TIL: Importing Constructors in Gleam

· Yan Yi Goh· 3 min read

Another Exercism exercise. This time round, I was working with the Option type, the equivalent of Maybe in Elm.

With the following piece of code:

import gleam/bool
import gleam/option.{type Option}

pub type Player {
  Player(name: Option(String), level: Int, health: Int, mana: Option(Int))
}

pub fn revive(player: Player) -> Option(Player) {
  case player.health {
    0 -> Some(Player(..player, health: 100))
      |> option.map(fn(p) {
        use <- bool.guard(when: p.level >= 10, return: Player(..p, mana: 100))
        p
      })
    _ -> None
  }
}

I was getting the following compilation error:

error: Unknown variable
   ┌─ /src/main.gleam:10:10
100 -> Some(Player(..player, health: 100))
   │          ^^^^

The custom type variant constructor `Some` is not in scope here.
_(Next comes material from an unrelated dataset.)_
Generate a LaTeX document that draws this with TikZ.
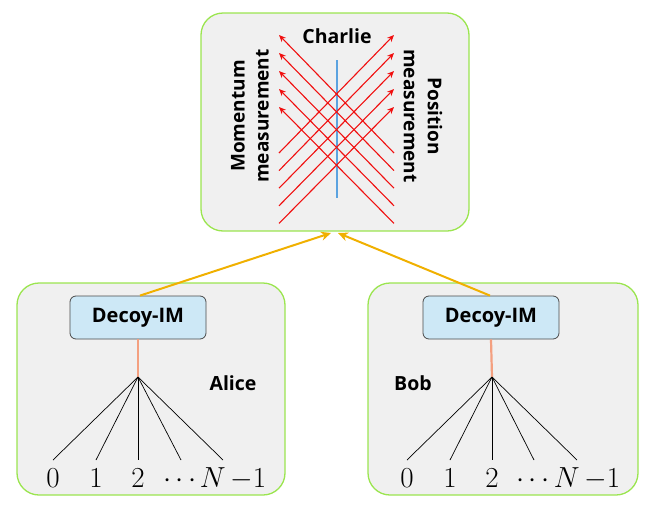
\RequirePackage{fix-cm}
\documentclass[tikz,border=0pt]{standalone}
\usepackage{fontspec}
\setsansfont{Open Sans}
\usetikzlibrary{arrows.meta}
\definecolor{boxgray}{HTML}{F0F0F0}
\definecolor{boxgreen}{HTML}{9BE550}
\definecolor{imblue}{HTML}{CDE8F6}
\definecolor{imborder}{HTML}{4A4A4A}
\definecolor{salmon}{HTML}{F4A080}
\definecolor{gold}{HTML}{F0B000}
\definecolor{laserred}{HTML}{F01010}
\definecolor{lineblue}{HTML}{5BA3E0}
\begin{document}
\begin{tikzpicture}[x=1pt,y=-1pt,
  party/.style={draw=boxgreen,line width=1.3pt,fill=boxgray,rounded corners=22pt},
  imbox/.style={draw=imborder,line width=0.8pt,fill=imblue,rounded corners=6pt,minimum width=136pt,minimum height=43pt,font=\sffamily\bfseries\fontsize{20}{24}\selectfont},
  lbl/.style={font=\sffamily\bfseries\fontsize{19.5}{24}\selectfont},
  rot/.style={font=\sffamily\bfseries\fontsize{19}{24}\selectfont,align=center},
  num/.style={font=\fontsize{29}{34}\selectfont,anchor=base},
  fan/.style={line width=0.7pt,black},
  feed/.style={salmon,line width=2.2pt},
  link/.style={gold,line width=2pt,-{Stealth[length=10pt,width=9pt]}},
  laser/.style={laserred,line width=1.1pt,-{Stealth[length=7pt,width=6pt]}}
]
\useasboundingbox (0,0) rectangle (654,509);
% Charlie box
\draw[party] (201,13) rectangle (469,231);
\node[lbl] (charlie) at (337,36) {Charlie};
\coordinate (bt) at (337,60);
\coordinate (bb) at (337,198);
\draw[lineblue,line width=1.3pt] (bt) -- (bb);
\foreach \k in {0,...,4}{
  \coordinate (la\k) at (394,{153+17.6*\k});
  \coordinate (lt\k) at (279,{35+18*\k});
  \coordinate (ra\k) at (279,{153+17.6*\k});
  \coordinate (rt\k) at (394,{35+18*\k});
  \draw[laser] (la\k) -- (lt\k);
  \draw[laser] (ra\k) -- (rt\k);
}
\node[rot,rotate=90] (mom) at (250,116) {Momentum\\measurement};
\node[rot,rotate=-90] (pos) at (423,116) {Position\\measurement};
% Alice box
\draw[party] (17,283) rectangle (285,495);
\node[imbox] (imA) at (138,317.5) {Decoy-IM};
\coordinate (fA) at (138,377);
\draw[feed] (imA.south) -- (fA);
\node[lbl] (alice) at (233,383) {Alice};
\foreach \x [count=\i] in {53,96,138,181,223}{
  \coordinate (eA\i) at (\x,460);
  \draw[fan] (fA) -- (eA\i);
}
\node[num] (a0) at (53,487) {$0$};
\node[num] (a1) at (96,487) {$1$};
\node[num] (a2) at (138,487) {$2$};
\node[num] (a3) at (180,487) {$\cdots$};
\node[num] (a4) at (233,487) {$N\,{-}1$};
% Bob box
\draw[party] (368,283) rectangle (638,495);
\node[imbox] (imB) at (491,317.5) {Decoy-IM};
\coordinate (fB) at (492,377);
\draw[feed] (imB.south) -- (fB);
\node[lbl] (bob) at (413,383) {Bob};
\foreach \x [count=\i] in {407,450,492,534,577}{
  \coordinate (eB\i) at (\x,460);
  \draw[fan] (fB) -- (eB\i);
}
\node[num] (b0) at (407,487) {$0$};
\node[num] (b1) at (450,487) {$1$};
\node[num] (b2) at (492,487) {$2$};
\node[num] (b3) at (533,487) {$\cdots$};
\node[num] (b4) at (587,487) {$N\,{-}1$};
% links to Charlie
\coordinate (cA) at (331,233);
\coordinate (cB) at (338,233);
\draw[link] (imA.north) ++(2,0) -- (cA);
\draw[link] (imB.north) ++(-1,0) -- (cB);
\end{tikzpicture}
\end{document}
error: Unknown type for record access
   ┌─ /src/main.gleam:12:33
12 │         use <- bool.guard(when: p.level >= 10, return: Player(..p, mana: 100))
   │                                 ^ I don't know what type this is

In order to access a record field we need to know what type it is, but I
can't tell the type here. Try adding type annotations to your function and
try again.

error: Type mismatch
   ┌─ /src/main.gleam:12:68
12 │         use <- bool.guard(when: p.level >= 10, return: Player(..p, mana: 100))
   │                                                                    ^^^^^^^^^

Expected type:

    Option(Int)

Found type:

    Int

error: Unknown variable
   ┌─ /src/main.gleam:15:10
15 │     _ -> None
   │          ^^^^

The custom type variant constructor `None` is not in scope here.

What happened was that, even if I imported Option in the second line, I did not import the constructors:

-import gleam/option.{type Option}
+import gleam/option.{type Option, Some, None}

Then, afterward, I will need to fix the mana to use Some:

-        use <- bool.guard(when: p.level >= 10, return: Player(..p, mana: 100))
+        use <- bool.guard(when: p.level >= 10, return: Player(..p, mana: Some(100)))

Re-reading Type imports, I quote the following:

Unlike functions, Gleam types are commonly imported in an unqualified way.

Since the Some and None are constructor functions of the Option type, I needed to import it since these are not native types of the language.

As for the Result type, it seems to be native type. Therefore, I did not need to import Ok or Error when working with the Result type.


I refactored my solution for the revive function to something like:

pub fn revive(player: Player) -> Option(Player) {
  case player.health {
    0 -> Some(Player(..player, health: 100))
      |> option.map(revive_with_full_mana)
    _ -> None
  }
}

fn revive_with_full_mana(player: Player) -> Player {
  use <- bool.guard(when: player.level < 10, return: player)
  Player(..player, mana: Some(100))
}

At least if we needed to write tests for revive_with_full_mana, we can do so instead of chucking it into an inline function in the original implementation. Plus, early return concept from Go, too.

I am still not very sure if the use <- bool.guard will be readable over time as compared to case statements (more verbose, more lines of code).